**What you are asked to do**
In the material below, find every line with "chart" and pull it out.

____________

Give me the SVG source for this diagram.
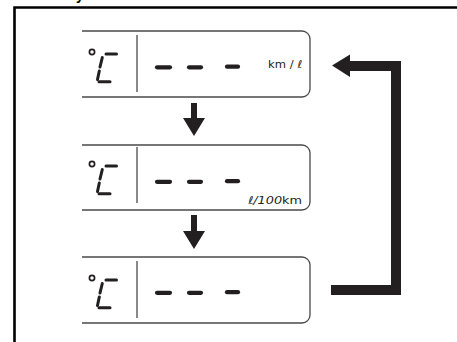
<svg xmlns="http://www.w3.org/2000/svg" width="457" height="342" viewBox="0 0 457 342">
<defs>
<style>
.frame{fill:none;stroke:#000;stroke-width:2.6}
.box{fill:none;stroke:#4a4a4a;stroke-width:1.3}
.div{stroke:#4a4a4a;stroke-width:1.3}
.seg{stroke:#231f20;stroke-width:3;stroke-linecap:round;fill:none}
.deg{fill:none;stroke:#231f20;stroke-width:1.7}
.dash{stroke:#231f20;stroke-width:4.2;stroke-linecap:round}
.unit{font-family:"DejaVu Sans Condensed","DejaVu Sans",sans-serif;font-size:11px;fill:#231f20}
.arr{fill:#231f20}
.loop{fill:none;stroke:#231f20;stroke-width:10;stroke-linejoin:miter;stroke-linecap:butt}
</style>
<g id="celsius">
<circle class="deg" cx="92" cy="52" r="2.6"/>
<line class="seg" x1="106" y1="54" x2="116.5" y2="54"/>
<line class="seg" x1="102.3" y1="57.5" x2="100" y2="67"/>
<line class="seg" x1="99.3" y1="71" x2="97.5" y2="79.5"/>
<line class="seg" x1="99" y1="81.7" x2="110" y2="81.7"/>
</g>
<g id="dashes">
<line class="dash" x1="157" y1="67.3" x2="170" y2="67.3"/>
<line class="dash" x1="189" y1="67.3" x2="201" y2="67.3"/>
<line class="dash" x1="227" y1="66.7" x2="238" y2="66.7"/>
</g>
</defs>
<path class="frame" d="M14.5,342 V7.5 H457"/>
<text x="76" y="-0.5" style="font-family:'Liberation Sans',sans-serif;font-size:14px;font-weight:bold" fill="#000">y</text>
<g id="node1">
<path class="box" d="M82,31 H302 A8,8 0 0 1 310,39 V89 A8,8 0 0 1 302,97 H82"/>
<line class="div" x1="137" y1="35" x2="137" y2="92"/>
<use href="#celsius"/>
<use href="#dashes"/>
<text class="unit" x="268" y="67.5" textLength="34" lengthAdjust="spacingAndGlyphs">km / ℓ</text>
</g>
<g id="node2">
<path class="box" d="M82,145 H302 A8,8 0 0 1 310,153 V202 A8,8 0 0 1 302,210 H82"/>
<line class="div" x1="137" y1="147" x2="137" y2="203"/>
<use href="#celsius" transform="translate(0,112)"/>
<use href="#dashes" transform="translate(0,114.5)"/>
<text class="unit" x="248" y="204" textLength="54" lengthAdjust="spacingAndGlyphs"><tspan font-style="italic">ℓ/100</tspan>km</text>
</g>
<g id="node3">
<path class="box" d="M82,257 H302 A8,8 0 0 1 310,265 V315 A8,8 0 0 1 302,323 H82"/>
<line class="div" x1="137" y1="261" x2="137" y2="318"/>
<use href="#celsius" transform="translate(0,226)"/>
<use href="#dashes" transform="translate(0,225.5)"/>
</g>
<g id="connectors">
<polygon class="arr" points="191,103 197,103 197,118 205,118 194,136 183,118 191,118"/>
<polygon class="arr" points="191,215 197,215 197,231 205,231 194,249 183,231 191,231"/>
<path class="loop" d="M349,66 H396 V290 H331"/>
<polygon class="arr" points="332,65.5 350,54.5 350,77"/>
</g>
</svg>
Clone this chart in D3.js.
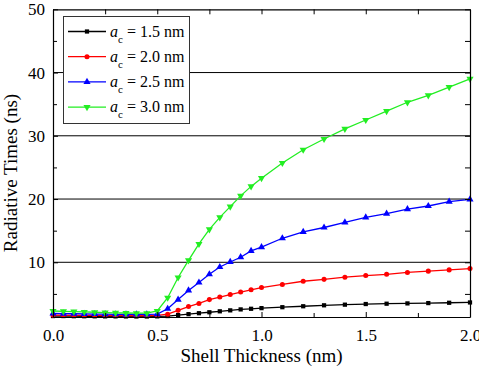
<!DOCTYPE html>
<html>
<head>
<meta charset="utf-8">
<script src="https://cdn.jsdelivr.net/npm/d3@7"></script>
</head>
<body style="margin:0; background:#fff">
<svg id="chart" width="479" height="366" font-family="Liberation Serif"></svg>
<script>
// shell thickness (nm): 0.05 steps to 1.0, then 0.1 steps
const thickness = [0, 0.05, 0.1, 0.15, 0.2, 0.25, 0.3, 0.35, 0.4, 0.45, 0.5,
    0.55, 0.6, 0.65, 0.7, 0.75, 0.8, 0.85, 0.9, 0.95, 1.0,
    1.1, 1.2, 1.3, 1.4, 1.5, 1.6, 1.7, 1.8, 1.9, 2.0];

const ac15 = [1.5, 1.5, 1.48, 1.47, 1.46, 1.45, 1.45, 1.44, 1.43, 1.43, 1.45,
    1.5, 1.65, 1.8, 1.95, 2.1, 2.25, 2.4, 2.55, 2.65, 2.75,
    2.9, 3.05, 3.2, 3.3, 3.4, 3.45, 3.5, 3.55, 3.6, 3.65];
const ac20 = [1.65, 1.63, 1.62, 1.6, 1.6, 1.58, 1.57, 1.56, 1.55, 1.55, 1.6,
    1.8, 2.4, 3.0, 3.5, 4.1, 4.5, 4.9, 5.3, 5.65, 6.0,
    6.5, 7.0, 7.3, 7.65, 7.9, 8.1, 8.4, 8.6, 8.8, 9.0];
const ac25 = [1.9, 1.88, 1.86, 1.84, 1.82, 1.8, 1.78, 1.76, 1.75, 1.75, 1.8,
    2.65, 4.1, 5.55, 6.8, 8.1, 9.25, 10.05, 10.8, 11.8, 12.4,
    13.8, 14.8, 15.5, 16.3, 17.1, 17.7, 18.4, 18.9, 19.6, 19.95];
const ac30 = [2.3, 2.25, 2.2, 2.15, 2.1, 2.05, 2.0, 1.98, 1.95, 1.95, 2.3,
    4.4, 7.6, 10.3, 12.9, 15.2, 17.1, 18.8, 20.5, 22.0, 23.3,
    25.7, 27.8, 29.5, 31.1, 32.5, 33.9, 35.3, 36.4, 37.7, 39.0];

const seriesNames = ['1.5', '2.0', '2.5', '3.0'];
const xTicks = [0, 0.5, 1.0, 1.5, 2.0];
const yTicks = [10, 20, 30, 40, 50];

const FONT = 'Liberation Serif';

const series = [
    { name: seriesNames[0], values: ac15, color: '#000000', symbol: d3.symbolSquare, size: 18, rot: 0 },
    { name: seriesNames[1], values: ac20, color: '#ff0000', symbol: d3.symbolCircle, size: 20, rot: 0 },
    { name: seriesNames[2], values: ac25, color: '#0000ff', symbol: d3.symbolTriangle, size: 22, rot: 0 },
    { name: seriesNames[3], values: ac30, color: '#22ee22', symbol: d3.symbolTriangle, size: 22, rot: 180 },
];

const svg = d3.select('#chart');
const margin = { top: 9.3, right: 9, bottom: 49, left: 53 };
const width = 479, height = 366;

const x = d3.scaleLinear().domain([0, 2]).range([margin.left, width - margin.right]);
const y = d3.scaleLinear().domain([1.35, 50]).range([height - margin.bottom, margin.top]);

// grid lines
svg.append('g')
    .selectAll('line')
    .data(yTicks.slice(0, -1))
    .join('line')
    .attr('x1', x(0)).attr('x2', x(2))
    .attr('y1', d => y(d)).attr('y2', d => y(d))
    .attr('stroke', '#000').attr('stroke-width', 1);

// series
const line = d3.line().x((d, i) => x(thickness[i])).y(d => y(d));
series.forEach(s => {
    svg.append('path')
        .datum(s.values)
        .attr('fill', 'none')
        .attr('stroke', s.color)
        .attr('stroke-width', 1.3)
        .attr('d', line);
    svg.append('g')
        .selectAll('path')
        .data(s.values)
        .join('path')
        .attr('d', d3.symbol().type(s.symbol).size(s.size))
        .attr('transform', (d, i) => `translate(${x(thickness[i])},${y(d)}) rotate(${s.rot})`)
        .attr('fill', s.color);
});

// axes, ticks inside on all four sides
const minorX = d3.range(0.25, 2, 0.5);
const minorY = d3.range(5, 50, 10);

const styleLabels = g => g.attr('font-family', FONT)
    .selectAll('text').attr('font-size', '17px').attr('fill', '#000').attr('font-family', FONT);

svg.append('g')
    .attr('transform', `translate(0,${y(1.35)})`)
    .call(d3.axisBottom(x).tickValues(xTicks).tickFormat(d3.format('.1f')).tickSizeInner(-5).tickSizeOuter(0).tickPadding(12))
    .call(styleLabels);
svg.append('g')
    .attr('transform', `translate(0,${y(1.35)})`)
    .call(d3.axisBottom(x).tickValues(minorX).tickFormat('').tickSizeInner(-4).tickSizeOuter(0))
    .call(g => g.select('.domain').remove());

svg.append('g')
    .attr('transform', `translate(0,${y(50)})`)
    .call(d3.axisTop(x).tickValues(xTicks.concat(minorX)).tickFormat('').tickSizeInner(-5).tickSizeOuter(0));

svg.append('g')
    .attr('transform', `translate(${x(0)},0)`)
    .call(d3.axisLeft(y).tickValues(yTicks).tickSizeInner(-5).tickSizeOuter(0).tickPadding(8))
    .call(styleLabels);
svg.append('g')
    .attr('transform', `translate(${x(0)},0)`)
    .call(d3.axisLeft(y).tickValues(minorY).tickFormat('').tickSizeInner(-4).tickSizeOuter(0))
    .call(g => g.select('.domain').remove());

svg.append('g')
    .attr('transform', `translate(${x(2)},0)`)
    .call(d3.axisRight(y).tickValues(yTicks.concat(minorY)).tickFormat('').tickSizeInner(-5).tickSizeOuter(0));

svg.selectAll('.domain').attr('stroke', '#000').attr('stroke-width', 1.2);

// axis titles
svg.append('text')
    .attr('x', (x(0) + x(2)) / 2)
    .attr('y', 361.5)
    .attr('text-anchor', 'middle')
    .attr('font-family', FONT)
    .attr('font-size', '19px')
    .text('Shell Thickness (nm)');

svg.append('text')
    .attr('transform', 'translate(16.5,173) rotate(-90)')
    .attr('text-anchor', 'middle')
    .attr('font-family', FONT)
    .attr('font-size', '19px')
    .text('Radiative Times (ns)');

// legend
const legend = svg.append('g');
legend.append('rect')
    .attr('x', 63.5).attr('y', 16.5)
    .attr('width', 126).attr('height', 107)
    .attr('fill', '#fff').attr('stroke', '#333').attr('stroke-width', 1);

series.forEach((s, i) => {
    const ly = 31.5 + i * 25.2;
    legend.append('line')
        .attr('x1', 68).attr('x2', 106)
        .attr('y1', ly).attr('y2', ly)
        .attr('stroke', s.color).attr('stroke-width', 1.3);
    legend.append('path')
        .attr('d', d3.symbol().type(s.symbol).size(s.size))
        .attr('transform', `translate(87,${ly}) rotate(${s.rot})`)
        .attr('fill', s.color);
    const t = legend.append('text')
        .attr('x', 110).attr('y', ly + 5)
        .attr('font-family', FONT)
        .attr('font-size', '16px');
    t.append('tspan').attr('font-style', 'italic').text('a');
    t.append('tspan').attr('font-size', '11px').attr('dy', 6).text('c');
    t.append('tspan').attr('dy', -6).text(` = ${s.name} nm`);
});
</script>
</body>
</html>
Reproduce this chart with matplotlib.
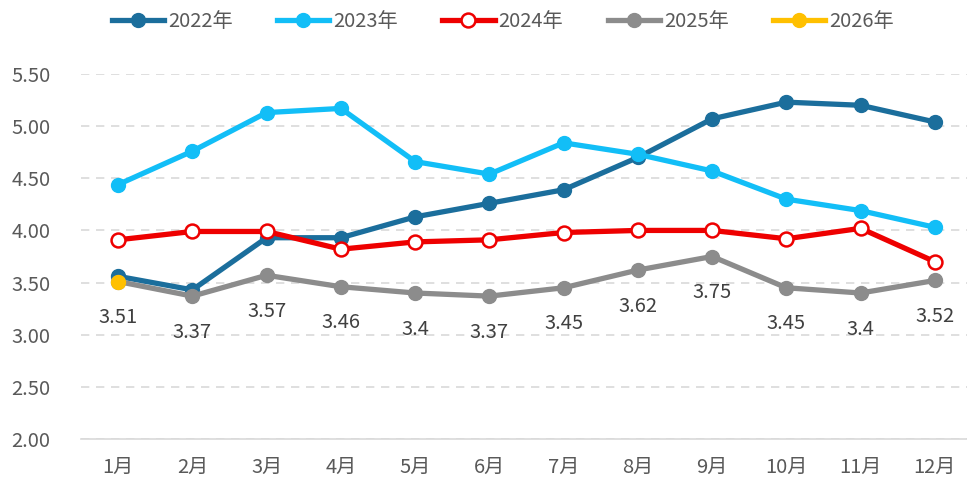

____________

**Task solution**
Clone this chart in D3.js.
<svg id="chart" width="479" height="366" font-family="Liberation Serif"></svg>
const svg = d3.select('#chart');
Reproduce this chart with matplotlib.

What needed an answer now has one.